= Macie Roberts =

Former supervisor at NASA's Jet Propulsion Laboratory

Macie "Bobby" Roberts is a former supervisor at NASA's Jet Propulsion Laboratory (JPL). She was the supervisor for a group of women nicknamed "computers" during the 1960s. Roberts paved the way for the next generation of female supervisors and computers. The team that she led had their hands on almost every project at NASA before the development of physical computers.

== Early working life ==
Prior to working at JPL, Roberts worked as an auditor for the Internal Revenue Service (IRS).

== Career ==
As JPL expanded from rocket technology to missile technology the lab's director, Frank Malina promoted long time computer Macie Roberts to supervisor of the expanding division of female computers.

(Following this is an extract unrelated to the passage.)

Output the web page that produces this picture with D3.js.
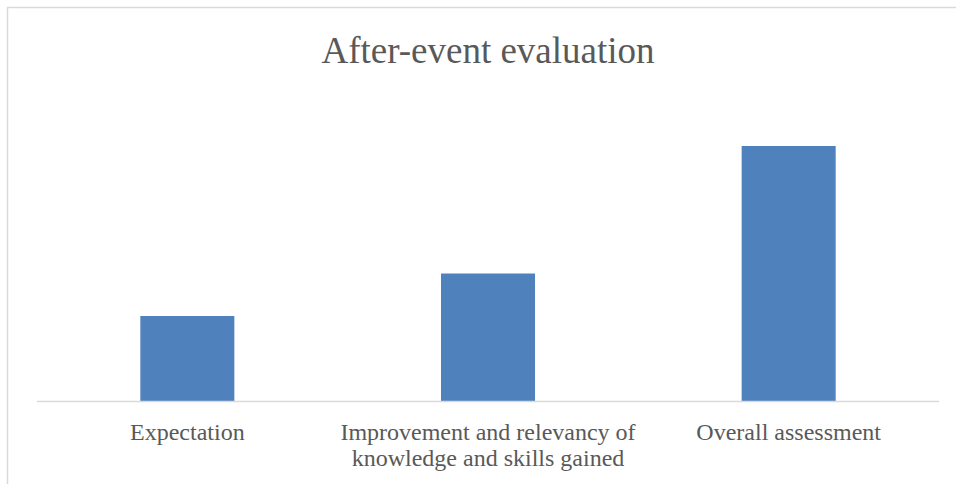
<!DOCTYPE html>
<html><head><meta charset="utf-8">
<script src="https://cdn.jsdelivr.net/npm/d3@7"></script>
<style>body{margin:0;background:#fff}svg{display:block}</style>
</head><body>
<script>
const categories = ["Expectation", "Improvement and relevancy of knowledge and skills gained", "Overall assessment"];
const categoryLines = [["Expectation"], ["Improvement and relevancy of", "knowledge and skills gained"], ["Overall assessment"]];
const values = [2, 3, 6];
const title = "After-event evaluation";

const W = 956, H = 484;
const svg = d3.select("body").append("svg").attr("width", W).attr("height", H);

// outer chart border
svg.append("rect").attr("x", 7.5).attr("y", 7.5).attr("width", W + 20).attr("height", H + 20)
  .attr("fill", "#fff").attr("stroke", "#d9d9d9").attr("stroke-width", 1.5);

const left = 37, right = 939, base = 401;
const x = d3.scaleBand().domain(categories).range([left, right]).padding(0);
const y = d3.scaleLinear().domain([0, 7]).range([base, base - 297.5]);
const barW = x.bandwidth() * 0.3127;

svg.selectAll("rect.bar").data(values).join("rect").attr("class", "bar")
  .attr("x", (d, i) => x(categories[i]) + x.bandwidth() / 2 - barW / 2)
  .attr("y", d => y(d)).attr("width", barW).attr("height", d => y(0) - y(d))
  .attr("fill", "#4f81bd");

svg.append("line").attr("x1", left).attr("x2", right).attr("y1", base + 0.5).attr("y2", base + 0.5)
  .attr("stroke", "#d9d9d9").attr("stroke-width", 1.5);

const labels = svg.selectAll("text.lab").data(categories).join("text").attr("class", "lab")
  .attr("x", d => x(d) + x.bandwidth() / 2).attr("y", 440)
  .attr("text-anchor", "middle").attr("font-family", "'Liberation Serif', 'Times New Roman', serif")
  .attr("font-size", 24).attr("fill", "#595959");
labels.each(function(d, i) {
  d3.select(this).selectAll("tspan").data(categoryLines[i]).join("tspan")
    .attr("x", x(d) + x.bandwidth() / 2).attr("dy", (t, j) => j === 0 ? 0 : 26).text(t => t);
});

svg.append("text").attr("x", 488).attr("y", 63).attr("text-anchor", "middle")
  .attr("font-family", "'Liberation Serif', 'Times New Roman', serif").attr("font-size", 37)
  .attr("fill", "#595959").text(title);
</script>
</body></html>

Macie "Bobby" Roberts was the original supervisor of the human computers at NASA, later dubbed the rocket women. She believed that it would be too difficult to work with men, so she created a culture of all women that spanned much longer than her time at JPL. Roberts's job was not limited to just calculations, she hired and trained the new employees for over thirty years after being promoted. Her successor, Helen Ling, continued on the tradition of only hiring women. The women on Robert's team performed trajectory calculations for all space flights before the advent of the desktop computer.

One of the techniques that Roberts employed to find women for the job was to list the job as "not requiring a degree." This was code meant for women to know that the job was open to all women.

== Legacy ==
Her legacy was continued on by the supervisors that followed her. Many women that were just as smart as male engineers could not find work, but they were hired on to be rocket women at JPL. These women formed a sisterhood that has lived on throughout the lifetime of NASA.

== Famous quotes ==
"You have to look like a girl, act like a lady, think like a man, and work like a dog."